The programme ended with a spectacular piece of nonsense attacking Marx's materialism. As we stated at the start, Marx's whole "philosophy was a materialist one. For him, just as ideas are a reflection of the real world, social knowledge (i.e. views and doctrines, including religion, politics etc.) reflect the economic system of society, in other words: "It is not the consciousness of men that determines their being, but on the contrary it is their social being that determines their consciousness". For him, the dominant ideas in society were the ideas of the dominant class, this was why it was essential for revolutionaries to organise within the class, since the revolution would not automatically emerge just because workers were exploited. This is why Marx was an active revolutionary and not just a philosopher. However, Gareth Steadman Jones ended his contribution with: "Marx's legacy... is that... it isn't economic conditions that determine things but ideologies". AC Grayling agreed by asking the question: "Who was the biggest Marxist in the twentieth century?

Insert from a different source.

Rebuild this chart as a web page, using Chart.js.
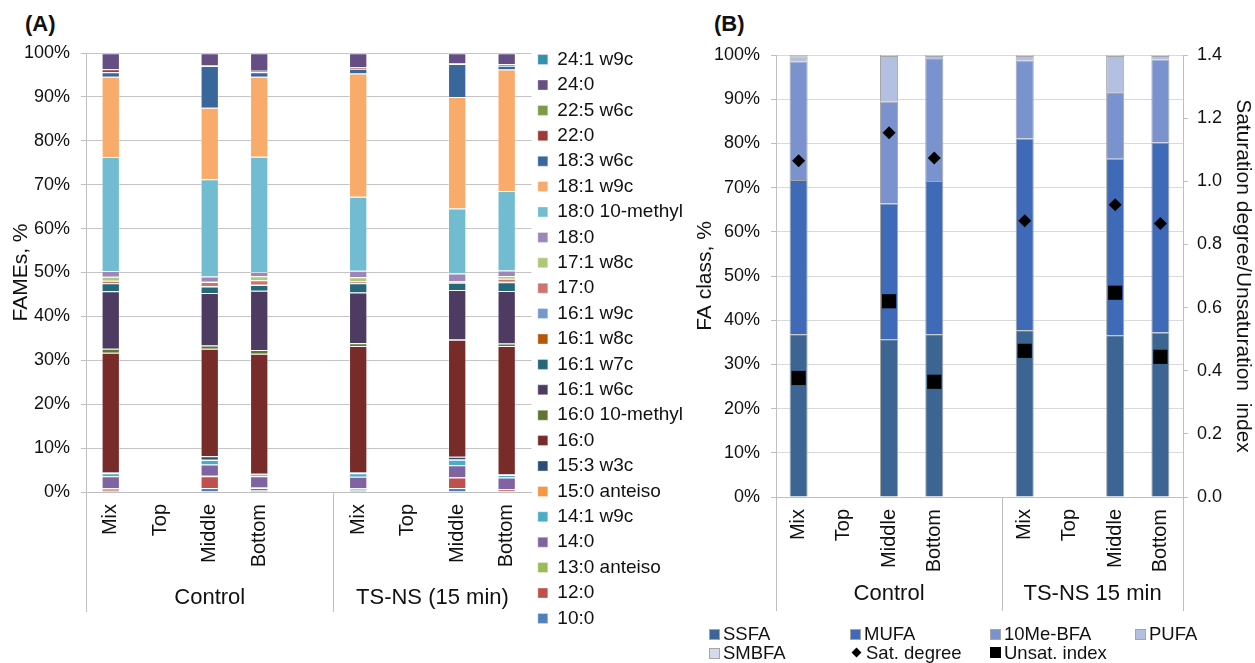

Mrs Thatcher". This baffling piece of utter absurdity required further explanation, and when it came it muddied the waters further. Thatcher's pronouncement that "there is no such thing as society", argued Grayling, was Marxism because for Marx individuals stood in relation to one another on the basis of their economic relations. When he stated: "That is a very distinctive Marxist idea". what he meant was it's a very classical bourgeois idea. Grayling's fatuous comment seems to show, if we may be allowed to bowdlerise Marx himself, that the philosophers have only misinterpreted the world simply to avoid changing it. For Marx, individuals do not change society, the struggle between classes does.

There is no doubt that, with the collapse of the Eastern Bloc, the majority of the bourgeoisie thought they had buried "Marxism", which they deliberately identified with Stalinist state capitalism, for good. Like their pronouncements that the working class has disappeared, this is more wishful thinking on their part than reality. Groups like ours, and the continuing resistance of working people all over the world to the barbarism of capitalism today, are proof that Marxism lives, that his scientific analysis of capitalism ever more proves to be true, and that his revolutionary theory is the only alternative to the growing barbarism with which capitalism threatens to engulf humanity.

The working class, and its Marxist "philosophy", is a spectre that haunts the bourgeoisie still.